| This is good news (probably?), but wanted to chime in with a tangent. Also going to preface this by saying I have struggled with weight my entire life and have lost and gained substantial weight through diet alone, always gaining it back and then some — but I think I found something that has worked for me and I have been reflecting on what I wish I was told a long time ago. It's not necessarily a problem to be "obese", meaning you can have extra fat on top of muscle but also be metabolically healthy. In those cases, the extra weight is just causing your calfs to be huge. Instead of focusing on getting skinny, I started focusing on getting strong. All of a sudden diet was a supplemental tool to this goal, and not the main thing. I just made sure to eat more protein, and if I had a "bad day" of eating, I chalked it up to my body having more energy to synthesize new muscle :) Before a bad day would "undo" days of suffering on an energy deficit, and I would just give up. But if you frame it as: look, you have struggled your entire life to be 'thin', when in reality, your ability to be obese was a hidden superpower.
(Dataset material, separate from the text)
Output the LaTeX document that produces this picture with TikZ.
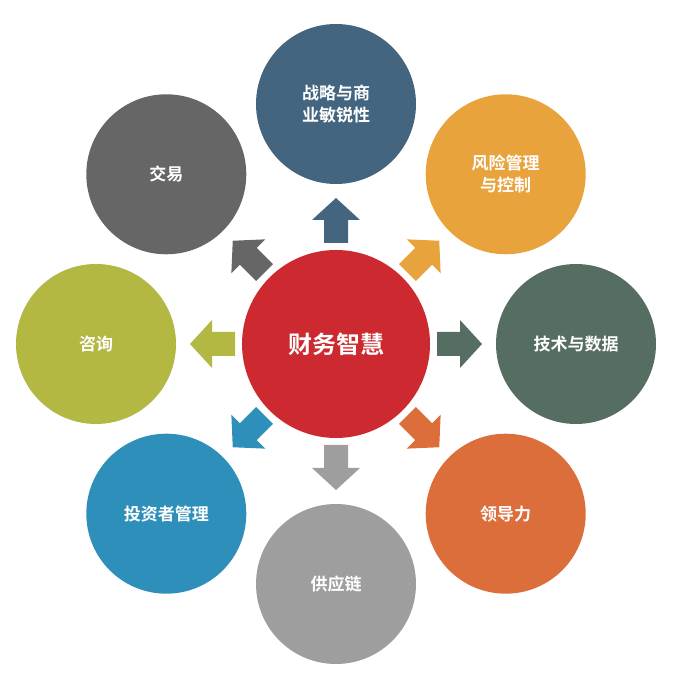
\documentclass[tikz,border=0pt]{standalone}
\usetikzlibrary{calc}
\usepackage{fontspec}
\newfontfamily\cjk{Noto Sans CJK SC Bold}
\begin{document}
\begin{tikzpicture}[x=1pt,y=1pt,
  outer/.style={circle,minimum size=160pt,inner sep=0pt,text=white,font=\cjk\fontsize{17}{22}\selectfont,align=center},
  center/.style={circle,minimum size=188pt,inner sep=0pt,text=white,font=\cjk\fontsize{24}{28}\selectfont,fill=cRed}]
\definecolor{cRed}{HTML}{CC2A30}
\definecolor{c1}{HTML}{44657F}
\definecolor{c2}{HTML}{E8A33D}
\definecolor{c3}{HTML}{566E62}
\definecolor{c4}{HTML}{DC6E3C}
\definecolor{c5}{HTML}{9E9E9E}
\definecolor{c6}{HTML}{2E8FBB}
\definecolor{c7}{HTML}{B3B843}
\definecolor{c8}{HTML}{666666}
\useasboundingbox (0,0) rectangle (682,700);
\coordinate (O) at (336,356);
\node[center] (mid) at (O) {财务智慧};
\foreach \a/\c/\t/\n in {90/c1/{战略与商\\业敏锐性}/n1, 45/c2/{风险管理\\与控制}/n2, 0/c3/{技术与数据}/n3, -45/c4/{领导力}/n4, -90/c5/{供应链}/n5, -135/c6/{投资者管理}/n6, 180/c7/{咨询}/n7, 135/c8/{交易}/n8}{
  \node[outer,fill=\c] (\n) at ($(O)+(\a:240)$) {\t};
  \fill[\c,shift={(O)},rotate=\a] (101,-12) -- (124,-12) -- (124,-24) -- (146,0) -- (124,24) -- (124,12) -- (101,12) -- cycle;
}
\end{tikzpicture}
\end{document}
Stop fighting it and lift weights, you were probably _made_ for this! In this context I'm weirdly happy with my genetics? there are so many "hard gainers" that do everything in their power to put on 10bs so they can gain muscle. I'm gaining muscle without hardly trying. How many other obese, inactive people are like me and would respond amazingly to resistance training ALONE as well? I focused on strength training and protein for a long time when I started, that was fun and easy, and my body composition started to change. Then I started to notice the changes, and now I have purposeful short-duration "cuts" in my routine and it seems like at some point I'll eventually not be obese. Just trying to say that I wonder what would happen if people were told, "hey, you don't need to diet right now, just come in and train twice a week and eat more protein". Of course "energy toxicity" is absolutely real, but lean body mass can improve health markers A LOT before worrying about that. |
What does your plan look like long-term? Are you just going to keep gaining muscle and working out for the rest of your life, or do you plan to stop?
Obviously your TDEE is going to go up with more muscle. I wonder if there's a stable point where you can eat a 'normal' (read: not protein heavy) diet while working out, so that muscle is only maintained.